> _YOUR OBJECTIVE_
Leave the pictures out, and retype all of the material exactly as written.

> _MATERIAL PROVIDED_
•••

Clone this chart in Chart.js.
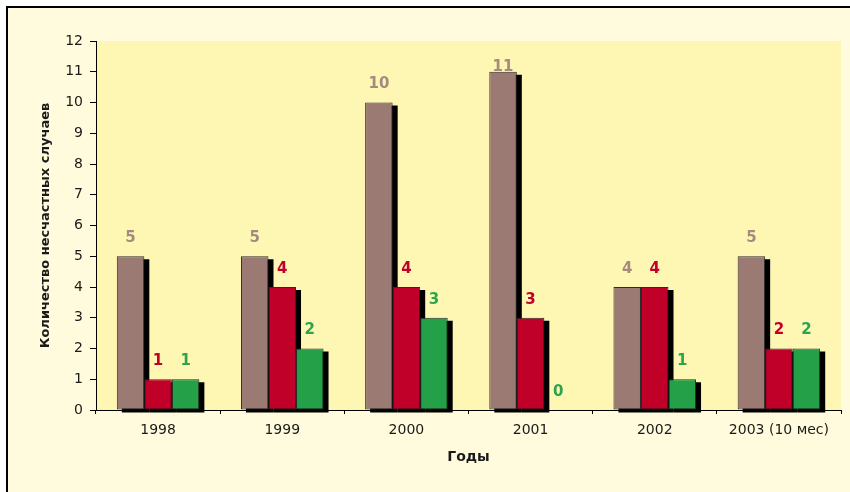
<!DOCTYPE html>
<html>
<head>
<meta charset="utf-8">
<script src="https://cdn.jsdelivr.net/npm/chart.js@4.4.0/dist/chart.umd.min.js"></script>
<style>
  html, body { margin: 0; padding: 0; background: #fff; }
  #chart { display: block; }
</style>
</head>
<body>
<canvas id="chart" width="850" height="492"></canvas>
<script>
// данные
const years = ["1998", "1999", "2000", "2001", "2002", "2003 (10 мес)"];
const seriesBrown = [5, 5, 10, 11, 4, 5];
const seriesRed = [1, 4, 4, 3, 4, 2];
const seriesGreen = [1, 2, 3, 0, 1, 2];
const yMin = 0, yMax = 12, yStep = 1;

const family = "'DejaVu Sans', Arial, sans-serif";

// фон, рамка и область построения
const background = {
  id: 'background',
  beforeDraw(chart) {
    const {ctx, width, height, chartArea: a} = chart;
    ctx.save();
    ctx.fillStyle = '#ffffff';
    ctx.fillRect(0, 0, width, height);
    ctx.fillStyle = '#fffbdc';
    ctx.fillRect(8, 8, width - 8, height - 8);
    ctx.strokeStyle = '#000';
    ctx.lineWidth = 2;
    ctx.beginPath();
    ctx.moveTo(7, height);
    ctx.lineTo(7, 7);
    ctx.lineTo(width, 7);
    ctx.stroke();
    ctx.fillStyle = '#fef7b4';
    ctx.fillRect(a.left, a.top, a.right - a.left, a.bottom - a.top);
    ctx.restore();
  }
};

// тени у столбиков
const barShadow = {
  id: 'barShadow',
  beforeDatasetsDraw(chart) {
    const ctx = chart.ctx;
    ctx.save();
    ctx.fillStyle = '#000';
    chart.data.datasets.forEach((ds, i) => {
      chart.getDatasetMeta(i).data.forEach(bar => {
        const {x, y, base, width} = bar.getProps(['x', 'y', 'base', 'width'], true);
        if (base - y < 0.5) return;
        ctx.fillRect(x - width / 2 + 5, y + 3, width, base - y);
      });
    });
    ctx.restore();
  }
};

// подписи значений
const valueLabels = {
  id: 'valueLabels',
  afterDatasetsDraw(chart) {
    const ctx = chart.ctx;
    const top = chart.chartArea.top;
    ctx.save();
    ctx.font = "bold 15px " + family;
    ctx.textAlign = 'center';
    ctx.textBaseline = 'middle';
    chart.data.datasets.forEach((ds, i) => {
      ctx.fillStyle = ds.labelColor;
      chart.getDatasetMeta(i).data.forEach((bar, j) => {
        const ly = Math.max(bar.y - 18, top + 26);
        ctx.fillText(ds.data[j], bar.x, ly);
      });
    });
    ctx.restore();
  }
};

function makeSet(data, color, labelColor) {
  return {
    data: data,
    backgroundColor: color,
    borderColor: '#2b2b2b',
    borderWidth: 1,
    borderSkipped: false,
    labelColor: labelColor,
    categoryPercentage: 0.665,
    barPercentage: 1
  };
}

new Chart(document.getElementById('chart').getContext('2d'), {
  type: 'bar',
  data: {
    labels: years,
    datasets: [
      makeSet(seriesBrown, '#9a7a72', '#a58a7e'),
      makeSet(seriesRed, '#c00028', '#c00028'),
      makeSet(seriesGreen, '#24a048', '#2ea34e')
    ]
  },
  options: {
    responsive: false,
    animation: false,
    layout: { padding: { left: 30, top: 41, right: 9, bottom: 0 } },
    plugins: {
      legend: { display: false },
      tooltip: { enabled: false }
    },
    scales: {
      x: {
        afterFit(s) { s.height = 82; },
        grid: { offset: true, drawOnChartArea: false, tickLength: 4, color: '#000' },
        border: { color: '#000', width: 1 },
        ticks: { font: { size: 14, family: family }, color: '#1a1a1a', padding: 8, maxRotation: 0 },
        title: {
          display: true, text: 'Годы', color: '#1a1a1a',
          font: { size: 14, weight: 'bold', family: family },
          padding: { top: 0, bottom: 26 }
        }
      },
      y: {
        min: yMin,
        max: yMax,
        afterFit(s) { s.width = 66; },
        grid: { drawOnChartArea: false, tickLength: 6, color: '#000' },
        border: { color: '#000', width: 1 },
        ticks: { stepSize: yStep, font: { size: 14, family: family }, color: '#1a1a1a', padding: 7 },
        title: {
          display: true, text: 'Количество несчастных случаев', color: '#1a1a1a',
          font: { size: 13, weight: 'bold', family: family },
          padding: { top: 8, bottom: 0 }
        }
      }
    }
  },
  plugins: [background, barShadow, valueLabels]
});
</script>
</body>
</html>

•••

> _FULL RESPONSE_
Clone this chart in Chart.js.
<!DOCTYPE html>
<html>
<head>
<meta charset="utf-8">
<script src="https://cdn.jsdelivr.net/npm/chart.js@4.4.0/dist/chart.umd.min.js"></script>
<style>
  html, body { margin: 0; padding: 0; background: #fff; }
  #chart { display: block; }
</style>
</head>
<body>
<canvas id="chart" width="850" height="492"></canvas>
<script>
// данные
const years = ["1998", "1999", "2000", "2001", "2002", "2003 (10 мес)"];
const seriesBrown = [5, 5, 10, 11, 4, 5];
const seriesRed = [1, 4, 4, 3, 4, 2];
const seriesGreen = [1, 2, 3, 0, 1, 2];
const yMin = 0, yMax = 12, yStep = 1;

const family = "'DejaVu Sans', Arial, sans-serif";

// фон, рамка и область построения
const background = {
  id: 'background',
  beforeDraw(chart) {
    const {ctx, width, height, chartArea: a} = chart;
    ctx.save();
    ctx.fillStyle = '#ffffff';
    ctx.fillRect(0, 0, width, height);
    ctx.fillStyle = '#fffbdc';
    ctx.fillRect(8, 8, width - 8, height - 8);
    ctx.strokeStyle = '#000';
    ctx.lineWidth = 2;
    ctx.beginPath();
    ctx.moveTo(7, height);
    ctx.lineTo(7, 7);
    ctx.lineTo(width, 7);
    ctx.stroke();
    ctx.fillStyle = '#fef7b4';
    ctx.fillRect(a.left, a.top, a.right - a.left, a.bottom - a.top);
    ctx.restore();
  }
};

// тени у столбиков
const barShadow = {
  id: 'barShadow',
  beforeDatasetsDraw(chart) {
    const ctx = chart.ctx;
    ctx.save();
    ctx.fillStyle = '#000';
    chart.data.datasets.forEach((ds, i) => {
      chart.getDatasetMeta(i).data.forEach(bar => {
        const {x, y, base, width} = bar.getProps(['x', 'y', 'base', 'width'], true);
        if (base - y < 0.5) return;
        ctx.fillRect(x - width / 2 + 5, y + 3, width, base - y);
      });
    });
    ctx.restore();
  }
};

// подписи значений
const valueLabels = {
  id: 'valueLabels',
  afterDatasetsDraw(chart) {
    const ctx = chart.ctx;
    const top = chart.chartArea.top;
    ctx.save();
    ctx.font = "bold 15px " + family;
    ctx.textAlign = 'center';
    ctx.textBaseline = 'middle';
    chart.data.datasets.forEach((ds, i) => {
      ctx.fillStyle = ds.labelColor;
      chart.getDatasetMeta(i).data.forEach((bar, j) => {
        const ly = Math.max(bar.y - 18, top + 26);
        ctx.fillText(ds.data[j], bar.x, ly);
      });
    });
    ctx.restore();
  }
};

function makeSet(data, color, labelColor) {
  return {
    data: data,
    backgroundColor: color,
    borderColor: '#2b2b2b',
    borderWidth: 1,
    borderSkipped: false,
    labelColor: labelColor,
    categoryPercentage: 0.665,
    barPercentage: 1
  };
}

new Chart(document.getElementById('chart').getContext('2d'), {
  type: 'bar',
  data: {
    labels: years,
    datasets: [
      makeSet(seriesBrown, '#9a7a72', '#a58a7e'),
      makeSet(seriesRed, '#c00028', '#c00028'),
      makeSet(seriesGreen, '#24a048', '#2ea34e')
    ]
  },
  options: {
    responsive: false,
    animation: false,
    layout: { padding: { left: 30, top: 41, right: 9, bottom: 0 } },
    plugins: {
      legend: { display: false },
      tooltip: { enabled: false }
    },
    scales: {
      x: {
        afterFit(s) { s.height = 82; },
        grid: { offset: true, drawOnChartArea: false, tickLength: 4, color: '#000' },
        border: { color: '#000', width: 1 },
        ticks: { font: { size: 14, family: family }, color: '#1a1a1a', padding: 8, maxRotation: 0 },
        title: {
          display: true, text: 'Годы', color: '#1a1a1a',
          font: { size: 14, weight: 'bold', family: family },
          padding: { top: 0, bottom: 26 }
        }
      },
      y: {
        min: yMin,
        max: yMax,
        afterFit(s) { s.width = 66; },
        grid: { drawOnChartArea: false, tickLength: 6, color: '#000' },
        border: { color: '#000', width: 1 },
        ticks: { stepSize: yStep, font: { size: 14, family: family }, color: '#1a1a1a', padding: 7 },
        title: {
          display: true, text: 'Количество несчастных случаев', color: '#1a1a1a',
          font: { size: 13, weight: 'bold', family: family },
          padding: { top: 8, bottom: 0 }
        }
      }
    }
  },
  plugins: [background, barShadow, valueLabels]
});
</script>
</body>
</html>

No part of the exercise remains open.